Copy out all the lines exactly. Omit pictures.

Supplied information:
· · ·
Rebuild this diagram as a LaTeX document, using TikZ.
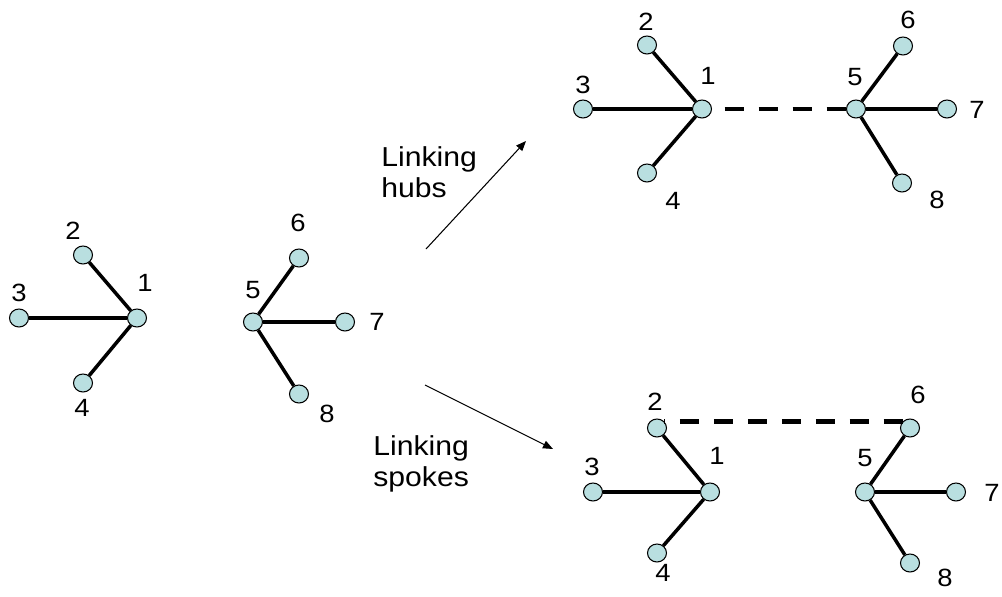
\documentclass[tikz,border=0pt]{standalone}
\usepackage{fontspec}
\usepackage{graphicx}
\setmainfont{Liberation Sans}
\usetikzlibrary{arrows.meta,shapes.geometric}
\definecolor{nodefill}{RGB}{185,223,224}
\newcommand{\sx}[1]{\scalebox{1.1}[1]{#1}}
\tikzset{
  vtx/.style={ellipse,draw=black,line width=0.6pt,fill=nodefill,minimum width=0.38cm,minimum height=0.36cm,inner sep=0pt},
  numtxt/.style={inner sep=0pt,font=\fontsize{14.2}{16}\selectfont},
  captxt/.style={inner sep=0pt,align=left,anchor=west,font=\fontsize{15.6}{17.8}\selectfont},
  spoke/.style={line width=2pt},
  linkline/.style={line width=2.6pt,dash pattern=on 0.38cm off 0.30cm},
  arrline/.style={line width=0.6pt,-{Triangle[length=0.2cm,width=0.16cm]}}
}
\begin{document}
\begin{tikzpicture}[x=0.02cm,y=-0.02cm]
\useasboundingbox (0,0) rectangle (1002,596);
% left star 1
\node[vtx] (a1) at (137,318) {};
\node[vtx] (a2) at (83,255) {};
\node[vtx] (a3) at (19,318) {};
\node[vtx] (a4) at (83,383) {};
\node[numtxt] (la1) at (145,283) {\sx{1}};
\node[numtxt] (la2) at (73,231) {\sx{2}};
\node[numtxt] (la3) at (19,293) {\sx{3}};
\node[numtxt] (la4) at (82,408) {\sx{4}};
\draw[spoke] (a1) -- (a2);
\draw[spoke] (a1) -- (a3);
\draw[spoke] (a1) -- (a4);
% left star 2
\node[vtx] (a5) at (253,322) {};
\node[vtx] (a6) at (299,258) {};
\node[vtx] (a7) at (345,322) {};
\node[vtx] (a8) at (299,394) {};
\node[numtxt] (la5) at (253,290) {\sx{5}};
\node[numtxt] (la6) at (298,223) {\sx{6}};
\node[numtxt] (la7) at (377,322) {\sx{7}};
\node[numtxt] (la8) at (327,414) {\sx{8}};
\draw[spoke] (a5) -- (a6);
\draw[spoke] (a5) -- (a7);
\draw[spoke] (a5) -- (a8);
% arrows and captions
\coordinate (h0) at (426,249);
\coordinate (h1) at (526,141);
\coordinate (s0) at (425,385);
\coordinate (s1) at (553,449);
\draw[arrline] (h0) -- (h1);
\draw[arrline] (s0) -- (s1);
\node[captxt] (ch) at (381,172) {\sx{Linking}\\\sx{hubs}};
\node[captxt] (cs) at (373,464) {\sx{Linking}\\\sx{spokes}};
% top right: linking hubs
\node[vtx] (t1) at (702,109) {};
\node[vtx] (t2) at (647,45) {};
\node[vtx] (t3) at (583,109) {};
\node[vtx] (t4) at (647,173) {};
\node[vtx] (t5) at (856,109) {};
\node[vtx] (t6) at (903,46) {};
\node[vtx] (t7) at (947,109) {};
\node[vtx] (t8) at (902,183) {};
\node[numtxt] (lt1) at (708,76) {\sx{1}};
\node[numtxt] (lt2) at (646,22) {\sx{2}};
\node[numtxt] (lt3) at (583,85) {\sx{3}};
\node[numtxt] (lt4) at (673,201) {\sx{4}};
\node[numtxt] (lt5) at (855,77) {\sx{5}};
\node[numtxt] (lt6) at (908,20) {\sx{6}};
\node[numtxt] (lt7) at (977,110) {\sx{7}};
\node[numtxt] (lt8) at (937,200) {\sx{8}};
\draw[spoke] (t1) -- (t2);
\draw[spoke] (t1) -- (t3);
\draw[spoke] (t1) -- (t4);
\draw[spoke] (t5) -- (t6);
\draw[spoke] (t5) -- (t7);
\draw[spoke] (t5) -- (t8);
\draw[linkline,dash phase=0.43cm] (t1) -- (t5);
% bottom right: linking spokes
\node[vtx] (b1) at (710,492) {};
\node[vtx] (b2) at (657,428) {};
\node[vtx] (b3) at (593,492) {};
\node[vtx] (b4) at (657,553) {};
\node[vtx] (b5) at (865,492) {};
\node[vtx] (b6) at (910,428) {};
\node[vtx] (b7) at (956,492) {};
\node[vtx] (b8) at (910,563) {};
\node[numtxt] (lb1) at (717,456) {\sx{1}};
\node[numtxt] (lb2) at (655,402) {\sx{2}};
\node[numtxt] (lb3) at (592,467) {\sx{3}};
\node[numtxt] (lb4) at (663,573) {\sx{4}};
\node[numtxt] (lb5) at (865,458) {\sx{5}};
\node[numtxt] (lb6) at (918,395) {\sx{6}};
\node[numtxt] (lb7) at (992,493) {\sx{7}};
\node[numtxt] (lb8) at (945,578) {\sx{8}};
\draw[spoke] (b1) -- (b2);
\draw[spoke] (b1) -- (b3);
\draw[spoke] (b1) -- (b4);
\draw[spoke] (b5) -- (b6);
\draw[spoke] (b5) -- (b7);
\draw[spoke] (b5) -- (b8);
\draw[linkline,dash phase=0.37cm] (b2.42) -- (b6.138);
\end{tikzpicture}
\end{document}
· · ·
Solution to this exercise:
Rebuild this diagram as a LaTeX document, using TikZ.
\documentclass[tikz,border=0pt]{standalone}
\usepackage{fontspec}
\usepackage{graphicx}
\setmainfont{Liberation Sans}
\usetikzlibrary{arrows.meta,shapes.geometric}
\definecolor{nodefill}{RGB}{185,223,224}
\newcommand{\sx}[1]{\scalebox{1.1}[1]{#1}}
\tikzset{
  vtx/.style={ellipse,draw=black,line width=0.6pt,fill=nodefill,minimum width=0.38cm,minimum height=0.36cm,inner sep=0pt},
  numtxt/.style={inner sep=0pt,font=\fontsize{14.2}{16}\selectfont},
  captxt/.style={inner sep=0pt,align=left,anchor=west,font=\fontsize{15.6}{17.8}\selectfont},
  spoke/.style={line width=2pt},
  linkline/.style={line width=2.6pt,dash pattern=on 0.38cm off 0.30cm},
  arrline/.style={line width=0.6pt,-{Triangle[length=0.2cm,width=0.16cm]}}
}
\begin{document}
\begin{tikzpicture}[x=0.02cm,y=-0.02cm]
\useasboundingbox (0,0) rectangle (1002,596);
% left star 1
\node[vtx] (a1) at (137,318) {};
\node[vtx] (a2) at (83,255) {};
\node[vtx] (a3) at (19,318) {};
\node[vtx] (a4) at (83,383) {};
\node[numtxt] (la1) at (145,283) {\sx{1}};
\node[numtxt] (la2) at (73,231) {\sx{2}};
\node[numtxt] (la3) at (19,293) {\sx{3}};
\node[numtxt] (la4) at (82,408) {\sx{4}};
\draw[spoke] (a1) -- (a2);
\draw[spoke] (a1) -- (a3);
\draw[spoke] (a1) -- (a4);
% left star 2
\node[vtx] (a5) at (253,322) {};
\node[vtx] (a6) at (299,258) {};
\node[vtx] (a7) at (345,322) {};
\node[vtx] (a8) at (299,394) {};
\node[numtxt] (la5) at (253,290) {\sx{5}};
\node[numtxt] (la6) at (298,223) {\sx{6}};
\node[numtxt] (la7) at (377,322) {\sx{7}};
\node[numtxt] (la8) at (327,414) {\sx{8}};
\draw[spoke] (a5) -- (a6);
\draw[spoke] (a5) -- (a7);
\draw[spoke] (a5) -- (a8);
% arrows and captions
\coordinate (h0) at (426,249);
\coordinate (h1) at (526,141);
\coordinate (s0) at (425,385);
\coordinate (s1) at (553,449);
\draw[arrline] (h0) -- (h1);
\draw[arrline] (s0) -- (s1);
\node[captxt] (ch) at (381,172) {\sx{Linking}\\\sx{hubs}};
\node[captxt] (cs) at (373,464) {\sx{Linking}\\\sx{spokes}};
% top right: linking hubs
\node[vtx] (t1) at (702,109) {};
\node[vtx] (t2) at (647,45) {};
\node[vtx] (t3) at (583,109) {};
\node[vtx] (t4) at (647,173) {};
\node[vtx] (t5) at (856,109) {};
\node[vtx] (t6) at (903,46) {};
\node[vtx] (t7) at (947,109) {};
\node[vtx] (t8) at (902,183) {};
\node[numtxt] (lt1) at (708,76) {\sx{1}};
\node[numtxt] (lt2) at (646,22) {\sx{2}};
\node[numtxt] (lt3) at (583,85) {\sx{3}};
\node[numtxt] (lt4) at (673,201) {\sx{4}};
\node[numtxt] (lt5) at (855,77) {\sx{5}};
\node[numtxt] (lt6) at (908,20) {\sx{6}};
\node[numtxt] (lt7) at (977,110) {\sx{7}};
\node[numtxt] (lt8) at (937,200) {\sx{8}};
\draw[spoke] (t1) -- (t2);
\draw[spoke] (t1) -- (t3);
\draw[spoke] (t1) -- (t4);
\draw[spoke] (t5) -- (t6);
\draw[spoke] (t5) -- (t7);
\draw[spoke] (t5) -- (t8);
\draw[linkline,dash phase=0.43cm] (t1) -- (t5);
% bottom right: linking spokes
\node[vtx] (b1) at (710,492) {};
\node[vtx] (b2) at (657,428) {};
\node[vtx] (b3) at (593,492) {};
\node[vtx] (b4) at (657,553) {};
\node[vtx] (b5) at (865,492) {};
\node[vtx] (b6) at (910,428) {};
\node[vtx] (b7) at (956,492) {};
\node[vtx] (b8) at (910,563) {};
\node[numtxt] (lb1) at (717,456) {\sx{1}};
\node[numtxt] (lb2) at (655,402) {\sx{2}};
\node[numtxt] (lb3) at (592,467) {\sx{3}};
\node[numtxt] (lb4) at (663,573) {\sx{4}};
\node[numtxt] (lb5) at (865,458) {\sx{5}};
\node[numtxt] (lb6) at (918,395) {\sx{6}};
\node[numtxt] (lb7) at (992,493) {\sx{7}};
\node[numtxt] (lb8) at (945,578) {\sx{8}};
\draw[spoke] (b1) -- (b2);
\draw[spoke] (b1) -- (b3);
\draw[spoke] (b1) -- (b4);
\draw[spoke] (b5) -- (b6);
\draw[spoke] (b5) -- (b7);
\draw[spoke] (b5) -- (b8);
\draw[linkline,dash phase=0.37cm] (b2.42) -- (b6.138);
\end{tikzpicture}
\end{document}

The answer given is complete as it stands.